XXI INFLUENCING BY NARRATION

page 4 of 6 | page 1 | table of contents

The Art of Public Speaking by Dale Carnegie and J. Berg Esenwein

One final word must be said about the introduction to the anecdote. A clumsy, inappropriate introduction is fatal, whereas a single apt or witty sentence will kindle interest and prepare a favorable hearing. The following extreme illustration, by the English humorist, Captain Harry Graham, well satirizes the stumbling manner:

The best story that I ever heard was one that I was told once in the fall of 1905 (or it may have been 1906), when I was visiting Boston--at least, I think it was Boston; it may have been Washington (my memory is so bad).

I happened to run across a most amusing man whose name I forget--Williams or Wilson or Wilkins; some name like that--and he told me this story while we were waiting for a trolley car.
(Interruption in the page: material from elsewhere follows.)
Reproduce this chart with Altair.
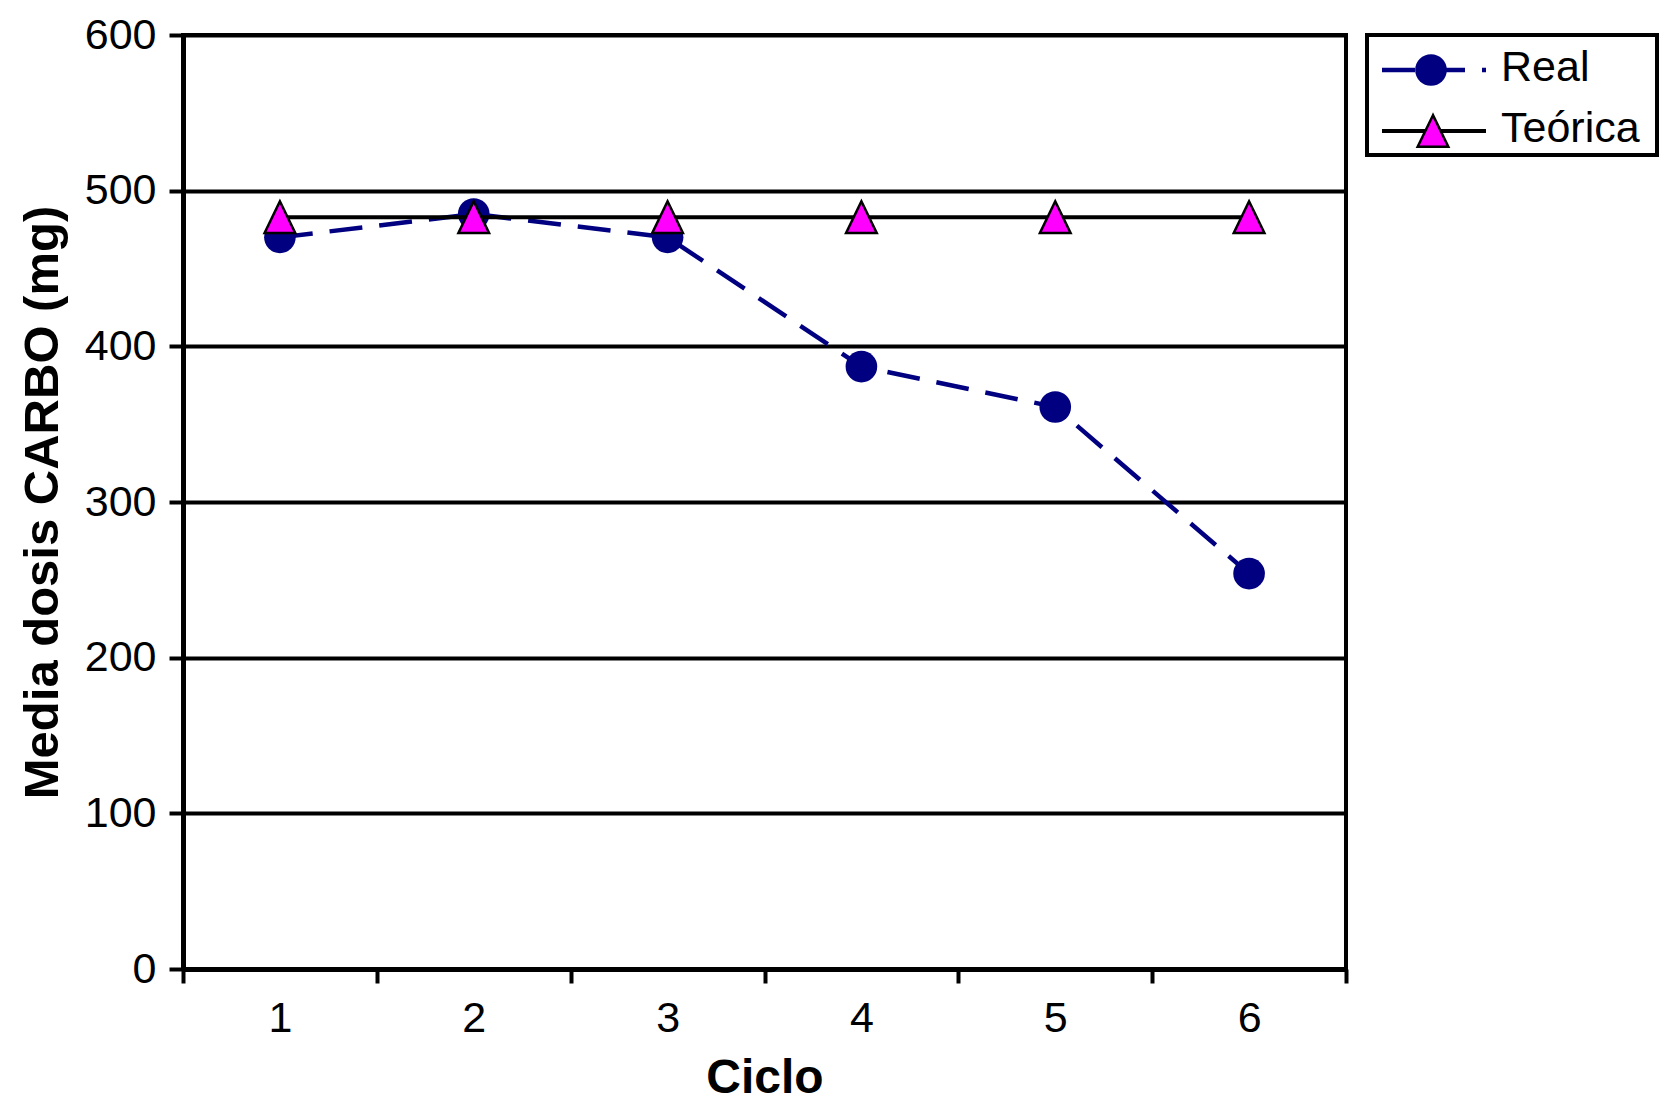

I can still remember how heartily I laughed at the time; and again, that evening, after I had gone to bed, how I laughed myself to sleep recalling the humor of this incredibly humorous story. It was really quite extraordinarily funny. In fact, I can truthfully affirm that it is quite the most amusing story I have ever had the privilege of hearing. Unfortunately, I've forgotten it.

_Biographical Facts_

Public speaking has much to do with personalities; naturally, therefore, the narration of a series of biographical details, including anecdotes among the recital of interesting facts, plays a large part in the eulogy, the memorial address, the political speech, the sermon, the lecture, and other platform deliverances. Whole addresses may be made up of such biographical details, such as a sermon on "Moses," or a lecture on "Lee."
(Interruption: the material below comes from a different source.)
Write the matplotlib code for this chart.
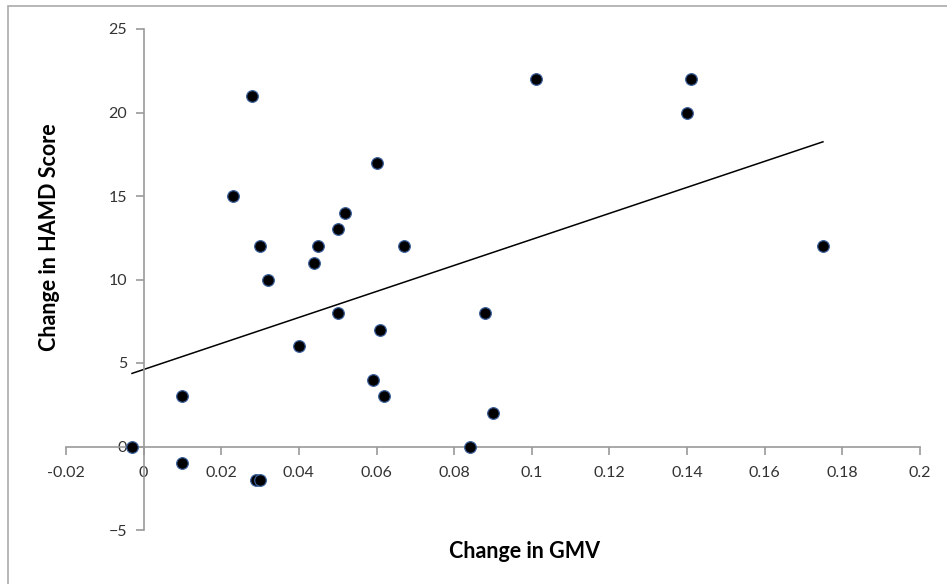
import numpy as np
import matplotlib.pyplot as plt
from matplotlib.patches import Rectangle

plt.rcParams['font.family'] = ['Lato', 'DejaVu Sans']

# change in grey matter volume vs change in HAMD score
gmv = [-0.003, 0.010, 0.010, 0.028, 0.023, 0.030, 0.032, 0.029, 0.030,
       0.040, 0.044, 0.045, 0.050, 0.052, 0.050, 0.060, 0.059, 0.061,
       0.062, 0.067, 0.084, 0.088, 0.090, 0.101, 0.140, 0.141, 0.175]
hamd = [0, 3, -1, 21, 15, 12, 10, -2, -2,
        6, 11, 12, 13, 14, 8, 17, 4, 7,
        3, 12, 0, 8, 2, 22, 20, 22, 12]

x_ticks = [-0.02, 0, 0.02, 0.04, 0.06, 0.08, 0.1, 0.12, 0.14, 0.16, 0.18, 0.2]
x_tick_labels = ['-0.02', '0', '0.02', '0.04', '0.06', '0.08', '0.1',
                 '0.12', '0.14', '0.16', '0.18', '0.2']
y_ticks = [-5, 0, 5, 10, 15, 20, 25]

fig = plt.figure(figsize=(9.47, 5.84), dpi=100)
ax = fig.add_axes([66/947, 1 - 530/584, 854/947, 501/584])

# linear trendline over data range
x = np.array(gmv)
y = np.array(hamd)
slope, intercept = np.polyfit(x, y, 1)
xl = np.array([x.min(), x.max()])
ax.plot(xl, intercept + slope * xl, color='black', lw=1.1, zorder=2)

ax.scatter(x, y, s=70, color='black', edgecolors='#3a5f9a', linewidths=0.9, zorder=3)

ax.set_xlim(-0.02, 0.2)
ax.set_ylim(-5, 25)

# axes cross at the origin
ax.spines['left'].set_position(('data', 0))
ax.spines['bottom'].set_position(('data', 0))
ax.spines['top'].set_visible(False)
ax.spines['right'].set_visible(False)
for s in ['left', 'bottom']:
    ax.spines[s].set_color('#9a9a9a')
    ax.spines[s].set_linewidth(1.2)

ax.set_xticks(x_ticks)
ax.set_xticklabels(x_tick_labels)
ax.set_yticks(y_ticks)
ax.tick_params(axis='both', direction='out', length=6, width=1.2, color='#9a9a9a',
               labelsize=11.5, labelcolor='#333333')
ax.tick_params(axis='x', pad=8)
ax.tick_params(axis='y', pad=6)

ax.set_xlabel('Change in GMV', fontsize=15.5, fontweight='bold')
ax.set_ylabel('Change in HAMD Score', fontsize=15.5, fontweight='bold')
ax.xaxis.set_label_coords(0.537, -0.022)
ax.yaxis.set_label_coords(-0.007, 0.585)

# outer chart border
fig.patches.append(Rectangle((8/947, -0.2), 1.2, 1.2 - 6/584, transform=fig.transFigure,
                             fill=False, edgecolor='#aaaaaa', lw=1.2))

fig.savefig('out.png', dpi=100)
The following example is in itself an expanded anecdote, forming a link in a chain:

_MARIUS IN PRISON_

The peculiar sublimity of the Roman mind does not express itself, nor is it at all to be sought, in their poetry. Poetry, according to the Roman ideal of it, was not an adequate organ for the grander movements of the national mind. Roman sublimity must be looked for in Roman acts, and in Roman sayings. Where, again, will you find a more adequate expression of the Roman majesty, than in the saying of Trajan--_Imperatorem oportere stantem mori_--that Cæsar ought to die standing; a speech of imperatorial grandeur! Implying that he, who was "the foremost man of all this world,"--and, in regard to all other nations, the representative of his own,--should express its characteristic virtue in his farewell act--should die _in procinctu_--and should meet the last enemy as the first, with a Roman countenance and in a soldier's attitude. If this had an imperatorial--what follows had a consular majesty, and is almost the grandest story upon record.
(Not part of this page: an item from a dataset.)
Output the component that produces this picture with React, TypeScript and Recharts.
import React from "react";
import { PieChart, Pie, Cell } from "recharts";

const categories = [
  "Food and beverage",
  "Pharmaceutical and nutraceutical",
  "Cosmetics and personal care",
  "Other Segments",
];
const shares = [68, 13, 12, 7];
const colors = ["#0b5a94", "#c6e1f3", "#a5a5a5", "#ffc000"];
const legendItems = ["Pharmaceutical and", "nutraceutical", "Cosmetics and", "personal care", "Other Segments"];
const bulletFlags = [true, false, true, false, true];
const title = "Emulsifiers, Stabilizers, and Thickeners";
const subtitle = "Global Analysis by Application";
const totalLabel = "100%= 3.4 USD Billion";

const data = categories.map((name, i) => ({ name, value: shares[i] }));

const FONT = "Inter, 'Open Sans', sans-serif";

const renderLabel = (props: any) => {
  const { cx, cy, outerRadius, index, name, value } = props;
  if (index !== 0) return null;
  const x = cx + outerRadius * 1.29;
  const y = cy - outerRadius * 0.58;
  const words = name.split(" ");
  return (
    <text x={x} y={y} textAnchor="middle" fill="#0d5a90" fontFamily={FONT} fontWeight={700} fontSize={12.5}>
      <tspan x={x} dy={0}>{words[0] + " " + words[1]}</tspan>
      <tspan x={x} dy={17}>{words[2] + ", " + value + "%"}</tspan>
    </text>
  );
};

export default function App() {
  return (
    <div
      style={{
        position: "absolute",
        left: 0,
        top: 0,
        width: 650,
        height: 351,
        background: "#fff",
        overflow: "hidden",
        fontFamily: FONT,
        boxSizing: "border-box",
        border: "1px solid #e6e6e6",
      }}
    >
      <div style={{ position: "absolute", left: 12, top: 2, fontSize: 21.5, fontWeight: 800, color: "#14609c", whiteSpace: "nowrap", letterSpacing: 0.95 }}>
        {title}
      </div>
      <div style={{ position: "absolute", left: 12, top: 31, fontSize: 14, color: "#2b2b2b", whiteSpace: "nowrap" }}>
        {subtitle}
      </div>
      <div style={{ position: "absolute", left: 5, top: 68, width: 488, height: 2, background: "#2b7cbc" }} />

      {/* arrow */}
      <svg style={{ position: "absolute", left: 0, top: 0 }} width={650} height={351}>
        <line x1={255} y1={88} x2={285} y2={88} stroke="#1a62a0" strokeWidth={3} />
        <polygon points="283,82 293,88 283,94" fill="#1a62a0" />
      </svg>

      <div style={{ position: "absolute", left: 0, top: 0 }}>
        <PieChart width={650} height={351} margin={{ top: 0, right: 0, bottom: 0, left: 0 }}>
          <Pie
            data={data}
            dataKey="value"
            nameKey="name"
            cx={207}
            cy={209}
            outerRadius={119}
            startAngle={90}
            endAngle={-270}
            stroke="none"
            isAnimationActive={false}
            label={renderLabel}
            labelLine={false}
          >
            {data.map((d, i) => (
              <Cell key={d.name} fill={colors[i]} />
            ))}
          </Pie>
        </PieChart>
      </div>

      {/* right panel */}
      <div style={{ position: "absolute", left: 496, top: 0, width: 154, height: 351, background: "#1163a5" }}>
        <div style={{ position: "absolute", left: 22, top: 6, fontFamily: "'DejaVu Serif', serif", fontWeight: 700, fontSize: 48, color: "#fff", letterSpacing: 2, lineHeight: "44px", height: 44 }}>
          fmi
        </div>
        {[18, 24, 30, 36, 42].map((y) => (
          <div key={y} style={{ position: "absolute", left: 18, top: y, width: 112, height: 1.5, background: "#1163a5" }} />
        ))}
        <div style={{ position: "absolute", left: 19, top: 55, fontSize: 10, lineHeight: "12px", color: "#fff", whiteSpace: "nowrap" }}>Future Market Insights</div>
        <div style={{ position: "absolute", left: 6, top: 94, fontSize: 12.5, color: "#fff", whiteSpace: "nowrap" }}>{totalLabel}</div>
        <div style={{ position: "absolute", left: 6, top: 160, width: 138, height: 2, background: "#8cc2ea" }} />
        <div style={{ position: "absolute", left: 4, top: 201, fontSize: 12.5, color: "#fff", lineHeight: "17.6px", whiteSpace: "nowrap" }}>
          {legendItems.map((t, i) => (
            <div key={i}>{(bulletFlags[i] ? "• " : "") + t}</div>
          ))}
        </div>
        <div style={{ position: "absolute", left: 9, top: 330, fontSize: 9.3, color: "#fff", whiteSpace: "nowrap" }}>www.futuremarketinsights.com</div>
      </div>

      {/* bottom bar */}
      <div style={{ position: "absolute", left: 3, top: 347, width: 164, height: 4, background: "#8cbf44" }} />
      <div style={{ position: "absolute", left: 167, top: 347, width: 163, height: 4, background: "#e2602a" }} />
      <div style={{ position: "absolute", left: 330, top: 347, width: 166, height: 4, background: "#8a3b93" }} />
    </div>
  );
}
Marius, the man who rose to be seven times consul, was in a dungeon, and a slave was sent in with commission to put him to death. These were the persons,--the two extremities of exalted and forlorn humanity, its vanward and its rearward man, a Roman consul and an abject slave. But their natural relations to each other were, by the caprice of fortune, monstrously inverted: the consul was in chains; the slave was for a moment the arbiter of his fate. By what spells, what magic, did Marius reinstate himself in his natural prerogatives? By what marvels drawn from heaven or from earth, did he, in the twinkling of an eye, again invest himself with the purple, and place between himself and his assassin a host of shadowy lictors? By the mere blank supremacy of great minds over weak ones. He _fascinated_ the slave, as a rattlesnake does a bird. Standing "like Teneriffe," he smote him with his eye, and said, "_Tune, homo, audes occidere C. Marium?_"--"Dost thou, fellow, presume to kill Caius Marius?" Whereat, the reptile, quaking under the voice, nor daring to affront the consular eye, sank gently to the ground--turned round upon his hands and feet--and, crawling out of the prison like any other vermin, left Marius standing in solitude as steadfast and immovable as the capitol.